Close up Hands Tea x

Sit a bit and hear some observational stories I’ve been steeping.

Blame / Psychological Projection: Or…“Excuse me, does your opinion make my butt look big?”

The other night I watched a woman trip over her own two feet, then turn to what I assume was her beleaguered boyfriend (know that I only questioned the boyfriend part) and loudly blamed him for her misstep.  J’accuse!  He weakly smiled and said, “Oh, I’m sorry.”  Poor Sir Schmoe, you do know it wasn’t your fault?  I’m sure he thinks it was noble of him to take the blame, but I wanted to sidle up and tell him it was time we start separating the sheep from the scapegoats.

I look back and my own life and see how very much of it was spent carrying the karma of other people and how hard it was to give myself permission to shrug off some of what was wrongly placed on my shoulders.

The word blame, as a verb, means to “attribute or ascribe responsibility for/to” or “to transfer one’s thoughts and/or feelings onto someone else.”  Let me tell you, peeved little kids who don’t want to get into trouble say it even better than Webster — “MOM!  It wasn’t me!  <So-and-So> did <Such-and-Such!>

In psychology, there is a fascinating term for this: Psychological Projection.  To boil it down to the size of a BB, let me give you an example from my own therapeutic archives:

I once had dinner with a loved one who insisted that it was I, not them, responsible for consuming a gigantic slice of Gooseberry pie we were supposed to be sharing, when I’d actually only taken one tiny bite (not being the biggest fan of this particular type of pie – I’m an Ollalieberry or Cherry Pie girl ma’self).  For weeks after, I got to hear how terrible it was that I didn’t seem to be able to lose weight, but that it really wasn’t a surprise, seeing how much pie I’d eaten that one night. [Full disclosure, BTW – it is the toast & butter and cream in my tea n’ coffee that is my downfall, not pie.]


Some people just cannot have a relationship with you unless they have you carry their bag o’ emotional funhouse compact mirrors whenever you’re together.  They deny their own attributes, thoughts and emotions by verbally turning them into YOUR attributes, thoughts and emotions.  Doing so reduces their anxiety, but I can guaran-dang-tee you, it will ratchet yours up.  Being on the mirror-holding end of Psychological Projection is no fun.  It can be draining and back-breaking work.  You will find yourself constantly putting on the gauntlets of “I never!…” and “No, I didn’t!…” not realizing that a whole lot of what was being heaped upon you had nothing to do with who you really are, what you think or how you feel.

Ain’t love grand?

There are those who project unconsciously and those who do so consciously.  Either way, it can effect how you feel about yourself, if done on a continual basis.  Well then, what can do you do to save yourself and reclaim your true reflection?  At the very foundation, you have to become aware of yourself.  The fancier word that the professionals use for this is: Individuation.  Individuation means pretty much what you think it means: finding out who YOU are, as an individual.

It is not nearly as easy as it sounds and will take much longer than one might think.  Maybe even a lifetime.  But, your mission, should you choose to accept it, is to find out what you are all about.  There are lists to be made, pros and cons to consider, feelings and beliefs to be scrutinized.  These are all the things that go into the care and keeping of you, especially when you have a loved one projecting all over you.

As your friend, I would like to encourage you to crack open a journal (honestly, for less than five bucks you can find some really nice ones these days), grab a pencil or pen and start putting down on paper what you like, love and despise.  Compare it to what you’ve been told you like, love and despise.  The results may vary and be in complete contrast with what you really think or what you were told your thought you thunk.  Then, when presented with the strange and illusory fun house images of psychological projection in the future – you can have a better understanding that objects in that mirror are not exactly as they appear.

* * *

Don’t Take Anything Personally.
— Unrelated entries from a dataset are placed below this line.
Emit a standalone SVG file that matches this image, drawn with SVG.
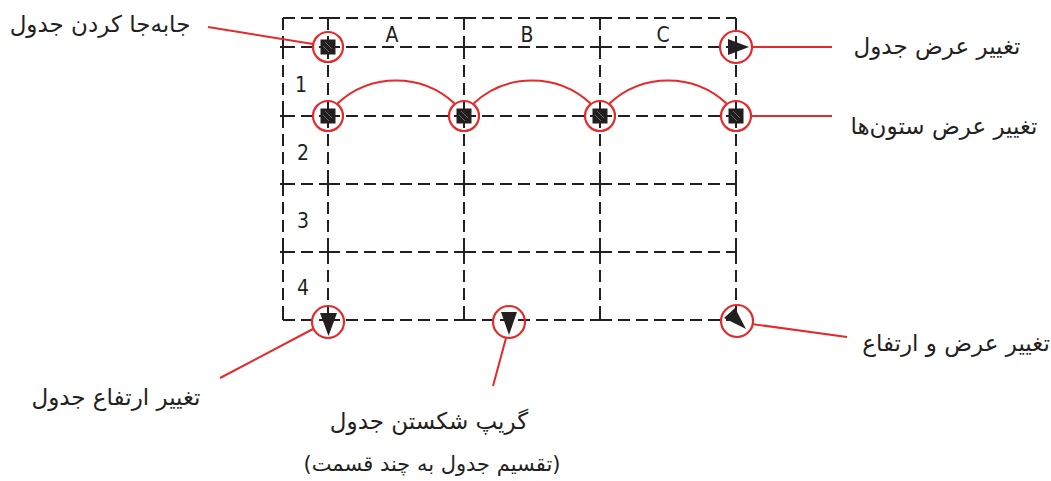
<svg xmlns="http://www.w3.org/2000/svg" width="1051" height="481" viewBox="0 0 1051 481">
<style>
.g{stroke:#231f20;stroke-width:2;fill:none;stroke-dasharray:12 6}
.s{stroke:#231f20;stroke-width:2;fill:none}
.r{stroke:#e42a2a;stroke-width:2;fill:none}
.c{stroke:#e42a2a;stroke-width:2.2;fill:none}
.sq{fill:#231f20}
.h{stroke:#8a8a8a;stroke-width:0.7}
.tri{fill:#231f20}
.lt{font-family:"DejaVu Sans Condensed","DejaVu Sans",sans-serif;font-stretch:condensed;font-size:21px;fill:#231f20;text-anchor:middle}
.fa{font-family:"DejaVu Sans",sans-serif;font-size:23px;fill:#231f20;text-anchor:middle;direction:rtl}
</style>
<defs>
<g id="sqg">
<rect class="sq" x="-7.5" y="-7.5" width="15" height="15"/>
<line class="h" x1="-3" y1="-5" x2="4" y2="2"/>
<line class="h" x1="-5" y1="-1" x2="1" y2="5"/>
</g>
</defs>
<g id="grid">
<line class="g" x1="283" y1="18" x2="328" y2="18"/>
<line class="g" x1="328" y1="18" x2="464" y2="18"/>
<line class="g" x1="464" y1="18" x2="600" y2="18"/>
<line class="g" x1="600" y1="18" x2="736" y2="18"/>
<line class="g" x1="283" y1="47" x2="328" y2="47"/>
<line class="g" x1="328" y1="47" x2="464" y2="47"/>
<line class="g" x1="464" y1="47" x2="600" y2="47"/>
<line class="g" x1="600" y1="47" x2="736" y2="47"/>
<line class="g" x1="283" y1="116" x2="328" y2="116"/>
<line class="g" x1="328" y1="116" x2="464" y2="116"/>
<line class="g" x1="464" y1="116" x2="600" y2="116"/>
<line class="g" x1="600" y1="116" x2="736" y2="116"/>
<line class="g" x1="283" y1="184" x2="328" y2="184"/>
<line class="g" x1="328" y1="184" x2="464" y2="184"/>
<line class="g" x1="464" y1="184" x2="600" y2="184"/>
<line class="g" x1="600" y1="184" x2="736" y2="184"/>
<line class="g" x1="283" y1="252" x2="328" y2="252"/>
<line class="g" x1="328" y1="252" x2="464" y2="252"/>
<line class="g" x1="464" y1="252" x2="600" y2="252"/>
<line class="g" x1="600" y1="252" x2="736" y2="252"/>
<line class="g" x1="283" y1="320" x2="328" y2="320"/>
<line class="g" x1="328" y1="320" x2="464" y2="320"/>
<line class="g" x1="464" y1="320" x2="600" y2="320"/>
<line class="g" x1="600" y1="320" x2="736" y2="320"/>
<line class="g" x1="283" y1="18" x2="283" y2="47"/>
<line class="g" x1="283" y1="47" x2="283" y2="116"/>
<line class="g" x1="283" y1="116" x2="283" y2="184"/>
<line class="g" x1="283" y1="184" x2="283" y2="252"/>
<line class="g" x1="283" y1="252" x2="283" y2="320"/>
<line class="g" x1="328" y1="18" x2="328" y2="47"/>
<line class="g" x1="328" y1="47" x2="328" y2="116"/>
<line class="g" x1="328" y1="116" x2="328" y2="184"/>
<line class="g" x1="328" y1="184" x2="328" y2="252"/>
<line class="g" x1="328" y1="252" x2="328" y2="320"/>
<line class="g" x1="464" y1="18" x2="464" y2="47"/>
<line class="g" x1="464" y1="47" x2="464" y2="116"/>
<line class="g" x1="464" y1="116" x2="464" y2="184"/>
<line class="g" x1="464" y1="184" x2="464" y2="252"/>
<line class="g" x1="464" y1="252" x2="464" y2="320"/>
<line class="g" x1="600" y1="18" x2="600" y2="47"/>
<line class="g" x1="600" y1="47" x2="600" y2="116"/>
<line class="g" x1="600" y1="116" x2="600" y2="184"/>
<line class="g" x1="600" y1="184" x2="600" y2="252"/>
<line class="g" x1="600" y1="252" x2="600" y2="320"/>
<line class="g" x1="736" y1="18" x2="736" y2="47"/>
<line class="g" x1="736" y1="47" x2="736" y2="116"/>
<line class="g" x1="736" y1="116" x2="736" y2="184"/>
<line class="g" x1="736" y1="184" x2="736" y2="252"/>
<line class="g" x1="736" y1="252" x2="736" y2="320"/>
<path class="s" d="M283,18h6M283,18v6M736,18h-6M736,18v6M283,320h6M283,320v-6M736,320h-6M736,320v-6"/>
<path class="s" d="M322,47h12M328,41v12M458,47h12M464,41v12M594,47h12M600,41v12M730,47h6M283,47h6M280,47h3M736,47h-6"/>
<path class="s" d="M280,116h9M458,116h12M594,116h12M283,110v12M283,178v12M283,246v12M280,184h9M280,252h9M322,184h12M328,178v12M322,252h12M328,246v12M458,184h12M464,178v12M458,252h12M464,246v12M594,184h12M600,178v12M594,252h12M600,246v12M730,184h6M736,178v12M730,252h6M736,246v12M328,18v6M464,18v6M600,18v6M464,320v-6M600,320v-6"/>
</g>
<g id="labels-grid">
<text class="lt" x="392" y="42">A</text>
<text class="lt" x="527" y="42">B</text>
<text class="lt" x="663" y="42">C</text>
<text class="lt" x="301" y="92">1</text>
<text class="lt" x="303" y="160">2</text>
<text class="lt" x="303" y="228">3</text>
<text class="lt" x="303" y="295">4</text>
</g>
<g id="connectors">
<path class="r" d="M337,104 A86,86 0 0 1 455,104"/>
<path class="r" d="M473,104 A86,86 0 0 1 591,104"/>
<path class="r" d="M609,104 A86,86 0 0 1 727,104"/>
<line class="r" x1="208" y1="27" x2="313" y2="44"/>
<line class="r" x1="752" y1="47" x2="832" y2="47"/>
<line class="r" x1="751" y1="116" x2="832" y2="116"/>
<line class="r" x1="752" y1="324" x2="847" y2="337"/>
<line class="r" x1="313" y1="329" x2="220" y2="378"/>
<line class="r" x1="506" y1="338" x2="493" y2="386"/>
</g>
<g id="grip-move">
<use href="#sqg" x="328" y="47"/>
<circle class="c" cx="328" cy="47" r="15"/>
</g>
<g id="grip-width">
<polygon class="tri" points="728,39 728,55 749,47"/>
<circle class="c" cx="736" cy="47" r="16"/>
</g>
<g id="grip-col1">
<use href="#sqg" x="328" y="116"/>
<circle class="c" cx="328" cy="116" r="15"/>
</g>
<g id="grip-col2">
<use href="#sqg" x="464" y="116"/>
<circle class="c" cx="464" cy="116" r="15"/>
</g>
<g id="grip-col3">
<use href="#sqg" x="600" y="116"/>
<circle class="c" cx="600" cy="116" r="15"/>
</g>
<g id="grip-col4">
<use href="#sqg" x="736" y="116"/>
<circle class="c" cx="736" cy="116" r="15"/>
</g>
<g id="grip-height">
<polygon class="tri" points="320,313 337,313 328.5,336"/>
<circle class="c" cx="328" cy="322" r="16"/>
</g>
<g id="grip-break">
<polygon class="tri" points="501,312 517,312 509,335"/>
<circle class="c" cx="509" cy="322" r="16"/>
</g>
<g id="grip-both">
<polygon class="tri" points="724,318 735,308 746,329"/>
<circle class="c" cx="737" cy="321" r="16"/>
</g>
<g id="texts">
<text class="fa" x="100" y="32">جابه‌جا کردن جدول</text>
<text class="fa" x="937" y="54">تغییر عرض جدول</text>
<text class="fa" x="944" y="134">تغییر عرض ستون‌ها</text>
<text class="fa" x="956" y="351">تغییر عرض و ارتفاع</text>
<text class="fa" x="116" y="405">تغییر ارتفاع جدول</text>
<text class="fa" x="429" y="429">گریپ شکستن جدول</text>
<text class="fa" x="432" y="471" style="font-size:21px">(تقسیم جدول به چند قسمت)</text>
</g>
</svg>
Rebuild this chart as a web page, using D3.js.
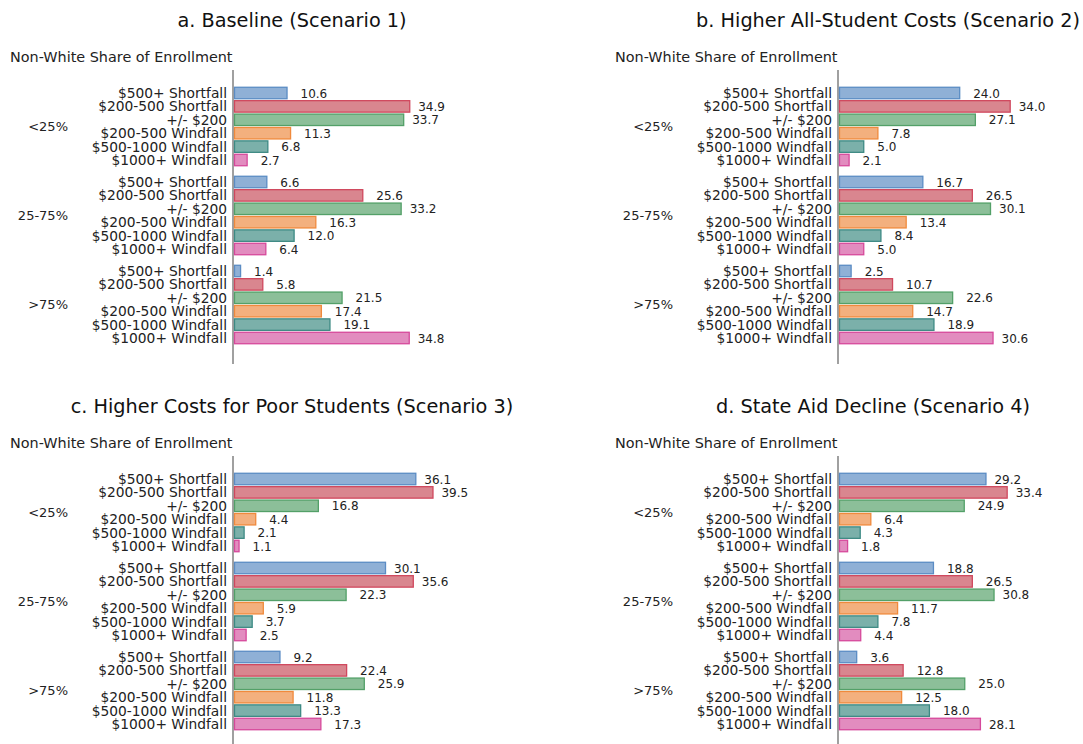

Nothing others do is because of you. What others say and do is a projection of their own reality, their own dream. When you are immune to the opinions and actions of others, you won’t be the victim of needless suffering.” – Miguel Angel Ruiz

“Happiness is looking in a mirror and liking what you see.” – Anonymous

P.S. — If you’re not yet familiar with this marvelous emoticon:  O__o  Allow me to introduce to you the wonderful typed face of sheer confusion and/or disbelief.